- [Problem description]: Check every line of the data below for the string "standalone", and copy the ones that hold it.

- [Source records]:
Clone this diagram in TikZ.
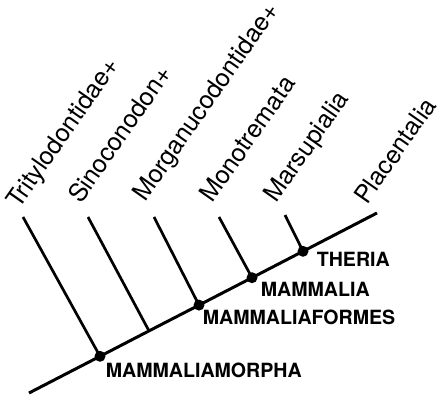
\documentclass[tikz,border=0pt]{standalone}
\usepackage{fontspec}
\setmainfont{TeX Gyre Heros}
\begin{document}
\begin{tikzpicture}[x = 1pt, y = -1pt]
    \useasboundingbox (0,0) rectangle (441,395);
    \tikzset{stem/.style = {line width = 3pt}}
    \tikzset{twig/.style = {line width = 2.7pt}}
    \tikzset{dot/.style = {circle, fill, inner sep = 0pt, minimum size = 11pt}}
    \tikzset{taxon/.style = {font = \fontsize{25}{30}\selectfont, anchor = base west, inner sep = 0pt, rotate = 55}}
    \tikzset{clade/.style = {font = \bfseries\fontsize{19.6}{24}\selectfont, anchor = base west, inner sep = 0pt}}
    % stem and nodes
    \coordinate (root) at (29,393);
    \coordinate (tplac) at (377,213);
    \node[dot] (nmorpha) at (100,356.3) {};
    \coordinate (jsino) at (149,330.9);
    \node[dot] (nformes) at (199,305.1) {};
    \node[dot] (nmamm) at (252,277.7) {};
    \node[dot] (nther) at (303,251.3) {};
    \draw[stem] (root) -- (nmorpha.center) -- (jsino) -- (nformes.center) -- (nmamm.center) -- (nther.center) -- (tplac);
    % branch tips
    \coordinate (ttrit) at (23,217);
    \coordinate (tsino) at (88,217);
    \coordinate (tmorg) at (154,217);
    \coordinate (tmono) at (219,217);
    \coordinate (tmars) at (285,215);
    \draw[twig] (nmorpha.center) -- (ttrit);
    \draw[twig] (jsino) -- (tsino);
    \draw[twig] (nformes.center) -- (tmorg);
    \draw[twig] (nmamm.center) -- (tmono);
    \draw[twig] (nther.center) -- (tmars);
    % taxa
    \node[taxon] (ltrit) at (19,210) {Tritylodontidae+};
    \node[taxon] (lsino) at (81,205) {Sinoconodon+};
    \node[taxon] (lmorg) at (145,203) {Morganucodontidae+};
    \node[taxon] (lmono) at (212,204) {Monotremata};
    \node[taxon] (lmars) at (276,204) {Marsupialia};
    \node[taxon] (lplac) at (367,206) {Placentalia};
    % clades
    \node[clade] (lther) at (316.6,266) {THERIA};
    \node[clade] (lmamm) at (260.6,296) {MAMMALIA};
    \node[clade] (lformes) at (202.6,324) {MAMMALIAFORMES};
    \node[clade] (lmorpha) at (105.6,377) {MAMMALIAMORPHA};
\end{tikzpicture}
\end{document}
--
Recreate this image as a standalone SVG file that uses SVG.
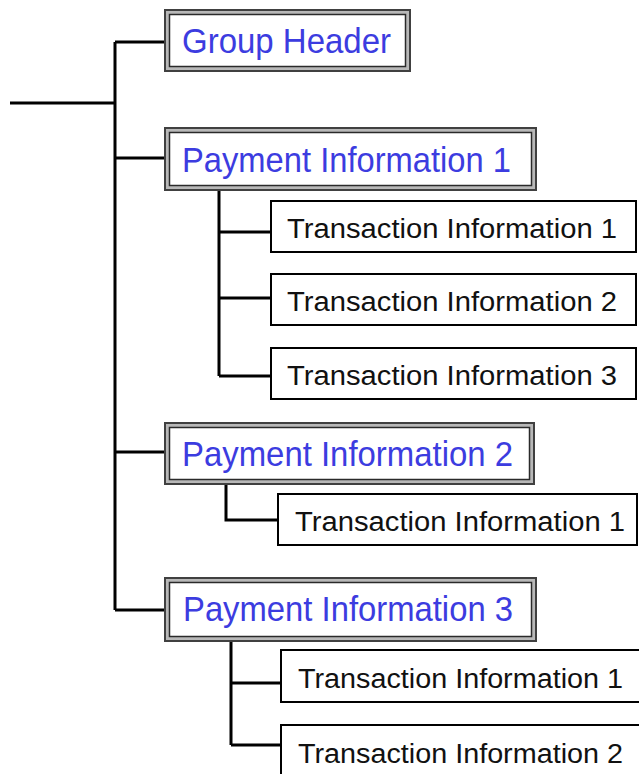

- [Written response]:
\documentclass[tikz,border=0pt]{standalone}
Recreate this image as a standalone SVG file that uses SVG.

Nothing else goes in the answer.